Dans tous les cas, même avec une modification des traités, une dévaluation doit s’accompagner de réformes structurelles car son effet bénéfique disparaît à long terme.

Le droit ne permettant pas une sortie de la zone euro conforme aux conditions nécessaires à une dévaluation efficace, toute sortie volontaire pour des raisons économiques s’avère n’être que pure théorie. Ce sont bien des considérations politiques qui de facto motivent la sortie de la zone euro. Le renforcement de la zone euro en y ajoutant une Union fiscale reste donc la seule voie possible permettant de compenser les dysfonctionnements économiques actuels. Une modification des traités doit être réalisée afin de doter la zone euro d’un gouvernement économique qui permette de décider démocratiquement du sort des citoyens tout en évitant le risque de sortie « forcée » qui serait politiquement et économiquement désastreuse.

Notes

[1à partir des articles suivants : article 4 para 2 + 118 et 123 para 4 cité dans « The Euro break-up : the consequences », UBS, 2011

[2“Withdrawal and expulsion from the EU and EMU. Some Reflections”, Phoebus Athanassiou, 2009

[5“The break-up of the euro area », Barry Eichengreen.
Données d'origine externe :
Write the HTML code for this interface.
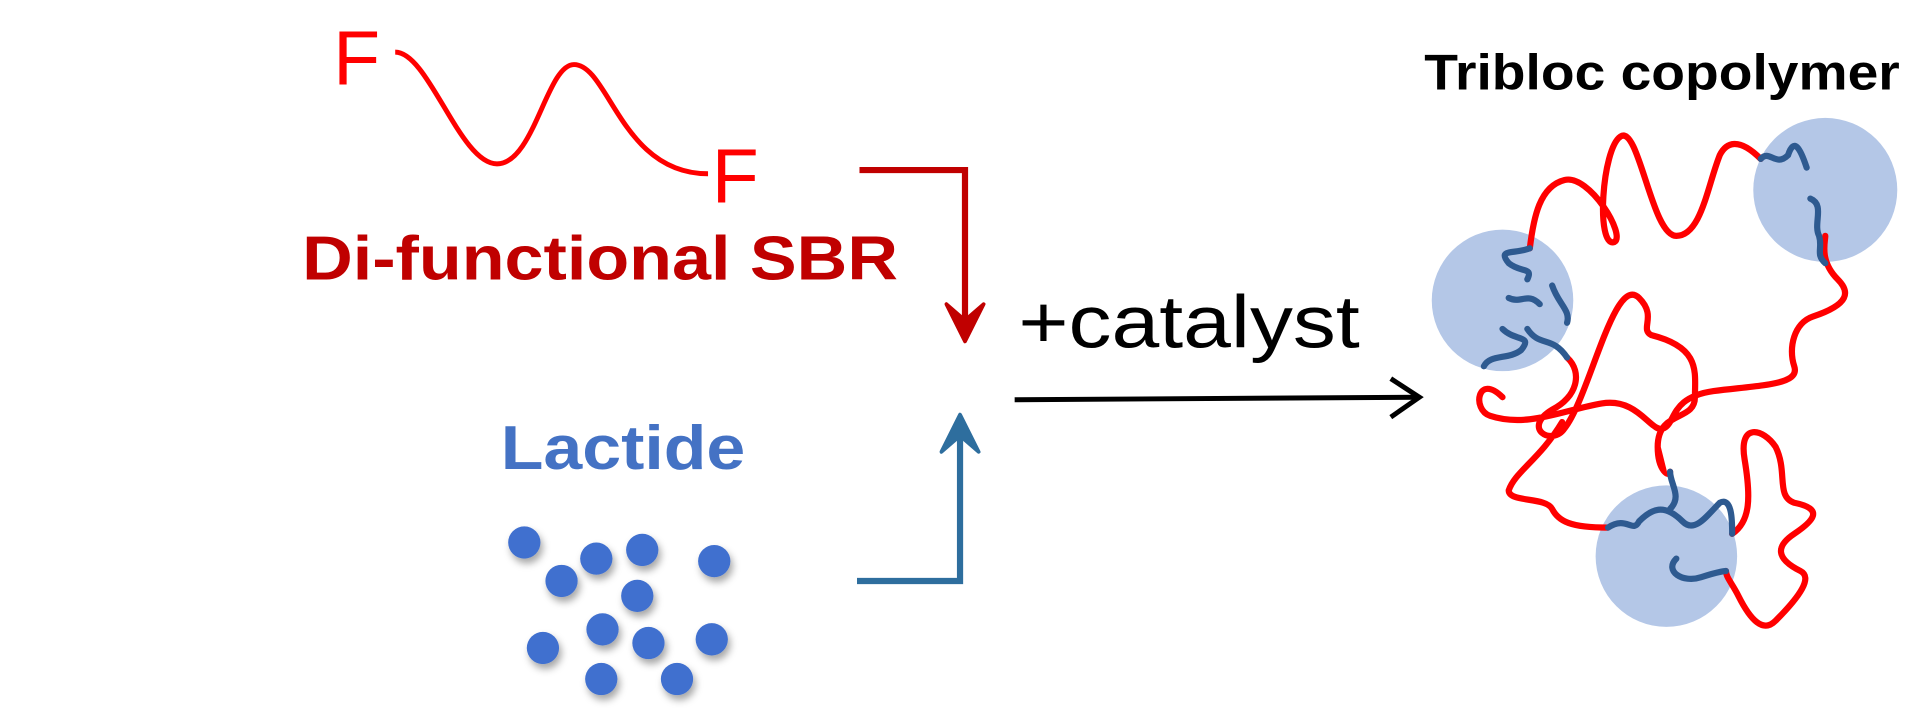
<!DOCTYPE html>
<html><head><meta charset="utf-8"><style>html,body{margin:0;padding:0;background:#fff}svg{display:block}</style></head>
<body>
<svg width="1930" height="720" viewBox="0 0 1554 580" xmlns="http://www.w3.org/2000/svg">
<defs><filter id="sh" x="-50%" y="-50%" width="200%" height="200%"><feDropShadow dx="2" dy="4" stdDeviation="3" flood-color="#000" flood-opacity="0.35"/></filter></defs>
<text x="268" y="68" font-family="Liberation Sans, sans-serif" font-size="62" fill="#ff0000">F</text>
<text x="573" y="163" font-family="Liberation Sans, sans-serif" font-size="62" fill="#ff0000">F</text>
<path d="M318,42 C345,42 370,132 400,132 C430,132 440,52 462,52 C490,52 500,140 570,140" fill="none" stroke="#ff0000" stroke-width="4"/>
<text x="243" y="225" font-family="Liberation Sans, sans-serif" font-weight="bold" font-size="50" fill="#c00000" textLength="480" lengthAdjust="spacingAndGlyphs">Di-functional SBR</text>
<polyline points="692,137 777,137 777,262" fill="none" stroke="#c00000" stroke-width="5"/>
<path d="M762,245 L777,275 L792,245 L777,258 Z" fill="#c00000" stroke="#c00000" stroke-width="3" stroke-linejoin="round"/>
<text x="820" y="280" font-family="Liberation Sans, sans-serif" font-size="60" fill="#000" textLength="275" lengthAdjust="spacingAndGlyphs">+catalyst</text>
<line x1="817" y1="322" x2="1141" y2="320" stroke="#000" stroke-width="4"/>
<path d="M1120,305 L1143,320 L1120,336" fill="none" stroke="#000" stroke-width="4"/>
<polyline points="690,468 773,468 773,345" fill="none" stroke="#2e6e9e" stroke-width="5"/>
<path d="M758,364 L773,334 L788,364 L773,351 Z" fill="#2e6e9e" stroke="#2e6e9e" stroke-width="3" stroke-linejoin="round"/>
<text x="403" y="378" font-family="Liberation Sans, sans-serif" font-weight="bold" font-size="50" fill="#4472c4" textLength="197" lengthAdjust="spacingAndGlyphs">Lactide</text>
<g fill="#3f6fcf" filter="url(#sh)">
<circle cx="422" cy="437" r="13"/><circle cx="480" cy="450" r="13"/><circle cx="517" cy="443" r="13"/><circle cx="575" cy="452" r="13"/>
<circle cx="452" cy="468" r="13"/><circle cx="513" cy="480" r="13"/><circle cx="485" cy="507" r="13"/><circle cx="522" cy="518" r="13"/>
<circle cx="573" cy="515" r="13"/><circle cx="437" cy="522" r="13"/><circle cx="484" cy="547" r="13"/><circle cx="545" cy="547" r="13"/>
</g>
<text x="1147" y="72" font-family="Liberation Sans, sans-serif" font-weight="bold" font-size="40" fill="#000" textLength="383" lengthAdjust="spacingAndGlyphs">Tribloc copolymer</text>
<circle cx="1470" cy="153" r="58" fill="#b4c7e7"/>
<circle cx="1210" cy="242" r="57" fill="#b4c7e7"/>
<circle cx="1342" cy="448" r="57" fill="#b4c7e7"/>
<path d="M1418,128 C1400,110 1390,115 1385,125 C1375,150 1370,190 1350,190 C1330,190 1320,100 1305,110 C1290,120 1285,200 1300,195 C1310,190 1280,140 1260,145 C1240,150 1235,175 1232,200
M1210,320 C1190,300 1185,330 1200,335 C1230,345 1260,330 1290,325 C1320,320 1330,350 1340,345 C1350,340 1345,320 1380,315 C1420,310 1450,310 1445,295 C1440,280 1445,260 1460,255 C1490,245 1490,235 1480,225 C1465,210 1470,195 1470,190
M1262,288 C1275,300 1270,320 1250,330 C1225,345 1250,360 1260,345 C1280,320 1300,220 1320,240 C1335,255 1320,265 1330,270 C1370,280 1365,300 1365,320 C1365,340 1335,330 1335,360 C1335,380 1345,385 1345,380
M1258,340 C1240,370 1220,380 1215,395 C1215,405 1245,400 1250,410 C1255,420 1265,425 1295,425
M1395,430 C1410,420 1410,400 1405,370 C1400,340 1420,345 1430,360 C1440,380 1430,400 1445,405 C1470,410 1460,420 1445,430 C1430,440 1430,450 1450,460 C1460,465 1450,480 1430,500 C1420,510 1410,500 1400,480 C1395,470 1390,465 1390,460" fill="none" stroke="#ff0000" stroke-width="5" stroke-linecap="round"/>
<path d="M1418,128 C1425,120 1430,135 1440,125 C1445,110 1450,120 1455,135 M1458,160 C1470,165 1460,180 1465,190 C1468,200 1462,205 1470,212
M1232,200 C1220,205 1205,200 1215,212 C1225,220 1235,215 1230,225 M1215,240 C1225,245 1230,235 1240,245 M1250,230 C1255,245 1265,250 1262,260 M1210,265 C1220,275 1235,270 1225,282 C1215,290 1200,285 1195,295 M1230,265 C1240,280 1250,270 1262,288
M1295,425 C1310,415 1315,430 1320,420 M1320,420 C1330,410 1340,405 1355,420 C1365,430 1375,415 1385,405 C1395,400 1395,420 1395,430 M1345,380 C1345,390 1355,400 1345,410 M1350,450 C1340,460 1355,470 1370,465 C1385,460 1390,460 1390,460" fill="none" stroke="#2e5a90" stroke-width="5" stroke-linecap="round"/>
</svg>
</body></html>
[6« L’euro dans la « guerre des monnaies », Conseil d’Analyse Economique, 2014

Vos commentaires
  • Le 7 mai 2014 à 23:39, par Q En réponse à : Sortir de la zone euro : aspects juridiques

    Une dévaluation de l euro ne mettra pas fin à la dévaluation interne imposée par la monnaie unique + contrôle de la monnaie est indispensable pour acheter les réformes structurelles nécessaires.Le droit devra suivre, il n y a pas d alternative à Long terme

  • Le 8 mai 2014 à 21:32, par Florent Banfi En réponse à : Sortir de la zone euro : aspects juridiques

    @Q : à long terme, une dévalutation de l’euro ne mettra pas plus fin à la dévaluation interne que la dévaluation du franc. Par définition une dévaluation reste du court terme et ne règle pas les problèmes qui ont amenés à dévaluer. Les réformes structurelles dont vous parlez ne sont pas réalisées pour des raisons de courage politique ce qui n’a rien à voir avec la monnaie.